TASK. Repeat the full listing below verbatim and keep the images out.
** START MATERIAL PROVIDED **
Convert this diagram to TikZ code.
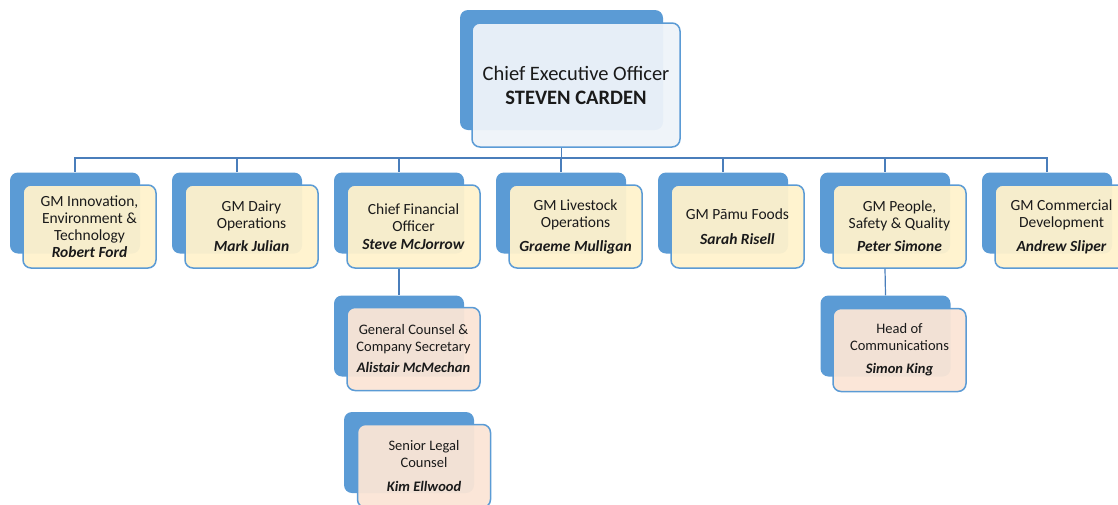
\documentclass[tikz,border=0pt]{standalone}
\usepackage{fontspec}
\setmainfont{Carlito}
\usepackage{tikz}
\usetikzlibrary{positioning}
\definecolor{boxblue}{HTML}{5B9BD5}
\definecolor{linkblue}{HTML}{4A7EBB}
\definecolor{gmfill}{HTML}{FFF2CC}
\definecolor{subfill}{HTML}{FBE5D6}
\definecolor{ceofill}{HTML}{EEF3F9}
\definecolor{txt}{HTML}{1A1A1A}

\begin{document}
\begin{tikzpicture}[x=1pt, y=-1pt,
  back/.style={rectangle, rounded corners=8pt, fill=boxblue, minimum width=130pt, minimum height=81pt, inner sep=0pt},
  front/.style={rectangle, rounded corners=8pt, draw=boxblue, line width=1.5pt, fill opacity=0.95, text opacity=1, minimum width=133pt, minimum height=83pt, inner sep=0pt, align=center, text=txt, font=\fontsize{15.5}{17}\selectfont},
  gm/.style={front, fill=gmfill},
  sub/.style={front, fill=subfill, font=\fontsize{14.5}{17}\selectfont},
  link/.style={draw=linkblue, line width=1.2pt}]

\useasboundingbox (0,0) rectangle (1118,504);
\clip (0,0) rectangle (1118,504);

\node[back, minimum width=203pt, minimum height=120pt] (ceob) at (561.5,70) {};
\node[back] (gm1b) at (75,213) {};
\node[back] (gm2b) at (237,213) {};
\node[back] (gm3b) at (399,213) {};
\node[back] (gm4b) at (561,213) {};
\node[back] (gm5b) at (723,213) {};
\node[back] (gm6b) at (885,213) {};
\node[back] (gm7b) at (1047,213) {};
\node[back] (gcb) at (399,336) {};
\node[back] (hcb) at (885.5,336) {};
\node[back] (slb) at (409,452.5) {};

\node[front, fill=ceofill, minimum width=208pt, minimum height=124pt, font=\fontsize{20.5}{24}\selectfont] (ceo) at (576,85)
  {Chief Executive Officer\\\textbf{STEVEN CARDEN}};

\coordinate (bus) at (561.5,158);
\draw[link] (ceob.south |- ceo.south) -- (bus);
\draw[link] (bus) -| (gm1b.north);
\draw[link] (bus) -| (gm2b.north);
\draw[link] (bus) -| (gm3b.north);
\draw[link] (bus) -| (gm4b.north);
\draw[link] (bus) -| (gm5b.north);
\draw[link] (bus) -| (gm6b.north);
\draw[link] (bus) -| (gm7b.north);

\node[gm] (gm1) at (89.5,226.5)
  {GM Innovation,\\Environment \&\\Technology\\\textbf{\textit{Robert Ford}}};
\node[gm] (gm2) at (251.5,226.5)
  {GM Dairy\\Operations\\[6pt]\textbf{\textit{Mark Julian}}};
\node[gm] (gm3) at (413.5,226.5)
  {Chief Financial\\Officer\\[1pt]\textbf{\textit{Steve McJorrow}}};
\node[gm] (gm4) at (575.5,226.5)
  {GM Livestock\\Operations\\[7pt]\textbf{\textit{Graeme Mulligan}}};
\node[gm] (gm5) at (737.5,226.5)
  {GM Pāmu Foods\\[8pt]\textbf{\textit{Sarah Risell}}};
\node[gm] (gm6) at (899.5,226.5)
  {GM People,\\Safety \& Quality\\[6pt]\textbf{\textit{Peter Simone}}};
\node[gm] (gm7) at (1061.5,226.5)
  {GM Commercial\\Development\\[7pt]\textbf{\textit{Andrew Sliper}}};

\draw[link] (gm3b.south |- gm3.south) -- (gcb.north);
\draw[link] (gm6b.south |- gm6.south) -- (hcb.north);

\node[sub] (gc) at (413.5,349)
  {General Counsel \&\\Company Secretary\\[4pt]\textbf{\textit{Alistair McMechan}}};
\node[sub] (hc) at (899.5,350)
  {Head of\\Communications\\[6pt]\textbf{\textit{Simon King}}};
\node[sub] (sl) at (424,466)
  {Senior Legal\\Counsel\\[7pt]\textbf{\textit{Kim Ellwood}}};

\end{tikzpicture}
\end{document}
** END MATERIAL PROVIDED **
RESPONSE.
Convert this diagram to TikZ code.
\documentclass[tikz,border=0pt]{standalone}
\usepackage{fontspec}
\setmainfont{Carlito}
\usepackage{tikz}
\usetikzlibrary{positioning}
\definecolor{boxblue}{HTML}{5B9BD5}
\definecolor{linkblue}{HTML}{4A7EBB}
\definecolor{gmfill}{HTML}{FFF2CC}
\definecolor{subfill}{HTML}{FBE5D6}
\definecolor{ceofill}{HTML}{EEF3F9}
\definecolor{txt}{HTML}{1A1A1A}

\begin{document}
\begin{tikzpicture}[x=1pt, y=-1pt,
  back/.style={rectangle, rounded corners=8pt, fill=boxblue, minimum width=130pt, minimum height=81pt, inner sep=0pt},
  front/.style={rectangle, rounded corners=8pt, draw=boxblue, line width=1.5pt, fill opacity=0.95, text opacity=1, minimum width=133pt, minimum height=83pt, inner sep=0pt, align=center, text=txt, font=\fontsize{15.5}{17}\selectfont},
  gm/.style={front, fill=gmfill},
  sub/.style={front, fill=subfill, font=\fontsize{14.5}{17}\selectfont},
  link/.style={draw=linkblue, line width=1.2pt}]

\useasboundingbox (0,0) rectangle (1118,504);
\clip (0,0) rectangle (1118,504);

\node[back, minimum width=203pt, minimum height=120pt] (ceob) at (561.5,70) {};
\node[back] (gm1b) at (75,213) {};
\node[back] (gm2b) at (237,213) {};
\node[back] (gm3b) at (399,213) {};
\node[back] (gm4b) at (561,213) {};
\node[back] (gm5b) at (723,213) {};
\node[back] (gm6b) at (885,213) {};
\node[back] (gm7b) at (1047,213) {};
\node[back] (gcb) at (399,336) {};
\node[back] (hcb) at (885.5,336) {};
\node[back] (slb) at (409,452.5) {};

\node[front, fill=ceofill, minimum width=208pt, minimum height=124pt, font=\fontsize{20.5}{24}\selectfont] (ceo) at (576,85)
  {Chief Executive Officer\\\textbf{STEVEN CARDEN}};

\coordinate (bus) at (561.5,158);
\draw[link] (ceob.south |- ceo.south) -- (bus);
\draw[link] (bus) -| (gm1b.north);
\draw[link] (bus) -| (gm2b.north);
\draw[link] (bus) -| (gm3b.north);
\draw[link] (bus) -| (gm4b.north);
\draw[link] (bus) -| (gm5b.north);
\draw[link] (bus) -| (gm6b.north);
\draw[link] (bus) -| (gm7b.north);

\node[gm] (gm1) at (89.5,226.5)
  {GM Innovation,\\Environment \&\\Technology\\\textbf{\textit{Robert Ford}}};
\node[gm] (gm2) at (251.5,226.5)
  {GM Dairy\\Operations\\[6pt]\textbf{\textit{Mark Julian}}};
\node[gm] (gm3) at (413.5,226.5)
  {Chief Financial\\Officer\\[1pt]\textbf{\textit{Steve McJorrow}}};
\node[gm] (gm4) at (575.5,226.5)
  {GM Livestock\\Operations\\[7pt]\textbf{\textit{Graeme Mulligan}}};
\node[gm] (gm5) at (737.5,226.5)
  {GM Pāmu Foods\\[8pt]\textbf{\textit{Sarah Risell}}};
\node[gm] (gm6) at (899.5,226.5)
  {GM People,\\Safety \& Quality\\[6pt]\textbf{\textit{Peter Simone}}};
\node[gm] (gm7) at (1061.5,226.5)
  {GM Commercial\\Development\\[7pt]\textbf{\textit{Andrew Sliper}}};

\draw[link] (gm3b.south |- gm3.south) -- (gcb.north);
\draw[link] (gm6b.south |- gm6.south) -- (hcb.north);

\node[sub] (gc) at (413.5,349)
  {General Counsel \&\\Company Secretary\\[4pt]\textbf{\textit{Alistair McMechan}}};
\node[sub] (hc) at (899.5,350)
  {Head of\\Communications\\[6pt]\textbf{\textit{Simon King}}};
\node[sub] (sl) at (424,466)
  {Senior Legal\\Counsel\\[7pt]\textbf{\textit{Kim Ellwood}}};

\end{tikzpicture}
\end{document}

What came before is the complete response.